Soil erosion is a natural process involving the movement of soil, rock, or dissolved material from one location to another, primarily caused by forces such as water and wind. Plant life, known as vegetation, plays a significant role in influencing various environmental processes. The presence of vegetation directly impacts the stability of soil. This article explores the relationship between vegetation and soil erosion, detailing the mechanisms by which plants protect the land and the consequences when this protective cover is lost.
How Vegetation Reduces Soil Erosion
Plant root systems are fundamental in mitigating soil erosion by anchoring the soil. Roots bind soil particles together, which increases soil cohesion and makes the soil more resistant to detachment by water or wind. Microscopic root hairs further enhance this binding, reinforcing the soil structure. Additionally, roots create channels within the soil, improving water infiltration and reducing surface runoff that can carry away soil particles.
The above-ground parts of plants, including the canopy and accumulated litter, provide protection. A plant canopy intercepts rainfall, dissipating the kinetic energy of raindrops before they strike the soil surface. This interception reduces splash erosion, where soil particles are dislodged and scattered by the force of falling rain. Leaves and stems slow down the velocity of surface runoff, allowing more water to infiltrate the ground and decreasing the erosive power of overland flow.
Plant litter forms a protective layer. This layer shields the soil from direct raindrop impact and reduces water evaporation, helping to maintain soil moisture. The litter also increases the roughness of the soil surface, which traps sediment and slows water movement, promoting greater infiltration. As this plant material decomposes, it contributes organic matter to the soil.
Decaying plant material enriches the soil with organic matter, which enhances soil structure by promoting the aggregation of soil particles. This improved aggregation makes the soil more stable and less prone to erosion. Organic matter also increases the soil’s water retention capacity. A higher organic matter content improves overall soil fertility, better able to resist erosive forces.
Vegetation’s Impact on Different Erosion Types
Vegetation mitigates various forms of water erosion, including sheet, rill, and gully erosion. Plants reduce the velocity of water flowing over the land surface, which diminishes its capacity to detach and transport soil. Enhanced infiltration due to plant cover means less water flows over the surface, reducing runoff volumes that cause these erosion types. Riparian vegetation, found along stream banks, is particularly effective as its roots stabilize the soil and prevent the banks from collapsing into the water.
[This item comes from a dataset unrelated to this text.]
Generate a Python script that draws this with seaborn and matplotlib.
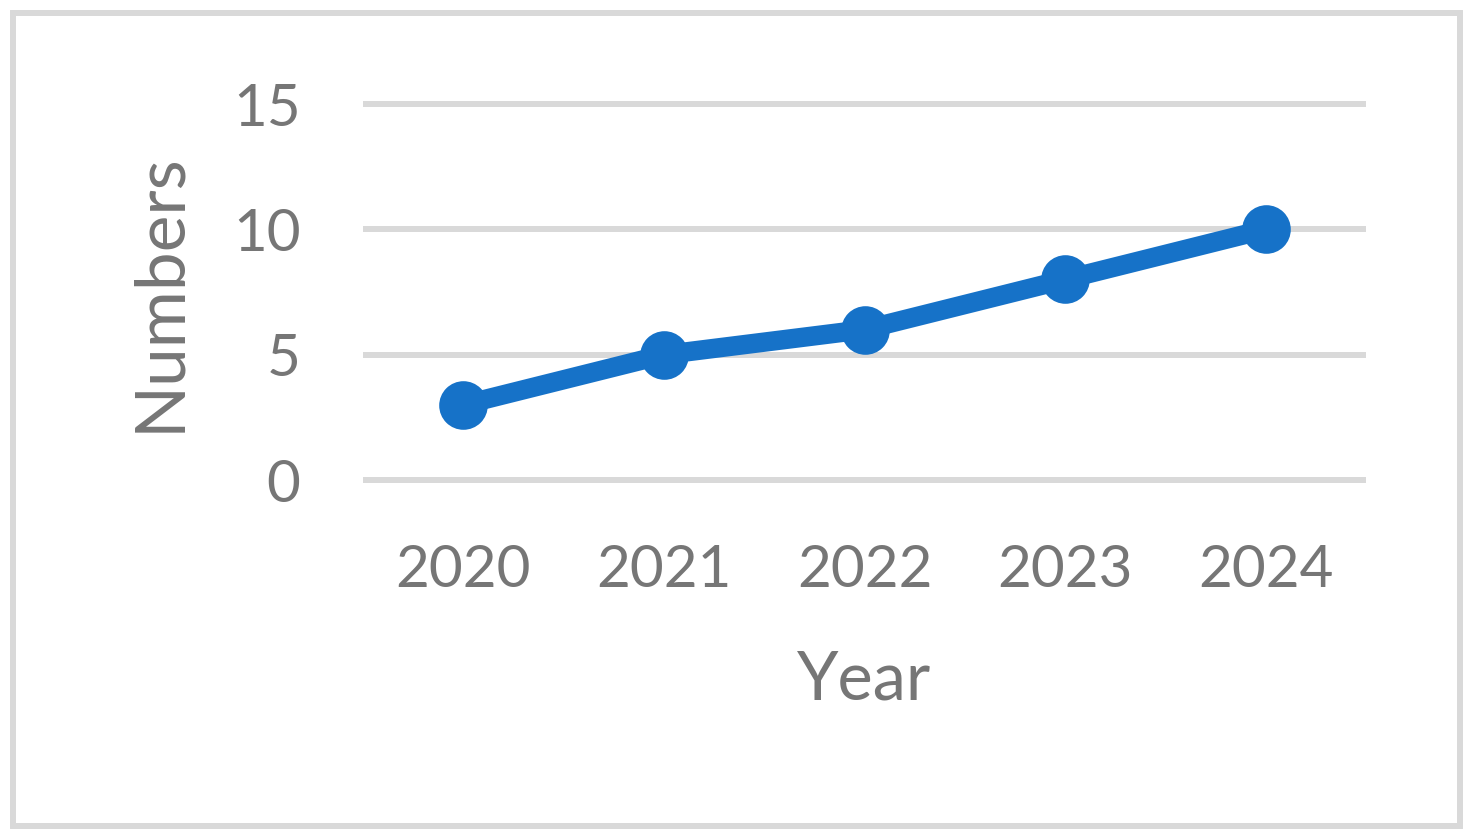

In the context of wind erosion, vegetation acts as a physical barrier that reduces wind speed at the soil surface. Rows of trees or shrubs, often planted as windbreaks, create sheltered zones that protect agricultural fields and open lands from the abrasive force of wind. This reduction in wind velocity prevents soil particles from being picked up and transported. Ground cover, such as grasses and low-lying plants, holds soil particles in place, preventing them from being dislodged by wind.
The Consequences of Losing Vegetative Cover
Losing vegetative cover leads to higher rates of soil detachment and transport by water and wind. Without the protective layer of plants, soil is exposed to the impacts of raindrops and the force of flowing water, increasing splash and sheet erosion. This accelerated erosion results in the loss of fertile topsoil, which is the most productive layer, ultimately reducing soil fertility. Eroded soil particles are then transported into waterways, causing increased sediment runoff that can clog rivers and lakes.
Severe soil erosion from lack of vegetation leads to widespread land degradation. This degradation manifests as a reduction in the land’s ability to support plant growth, and in extreme cases, contributes to desertification. The loss of arable land diminishes agricultural productivity and impacts ecosystems. The overall productivity of natural landscapes declines as nutrient-rich topsoil is lost.
The absence of vegetation also has adverse effects on water quality and quantity. Increased sediment in rivers and lakes harms aquatic life by reducing light penetration and smothering habitats. This sedimentation also reduces water quality, making it less suitable for human use and aquatic ecosystems. Moreover, without vegetation to promote infiltration, less water soaks into the ground, reducing groundwater recharge. This leads to decreased water availability during dry periods and increased flash flooding during heavy rainfall events.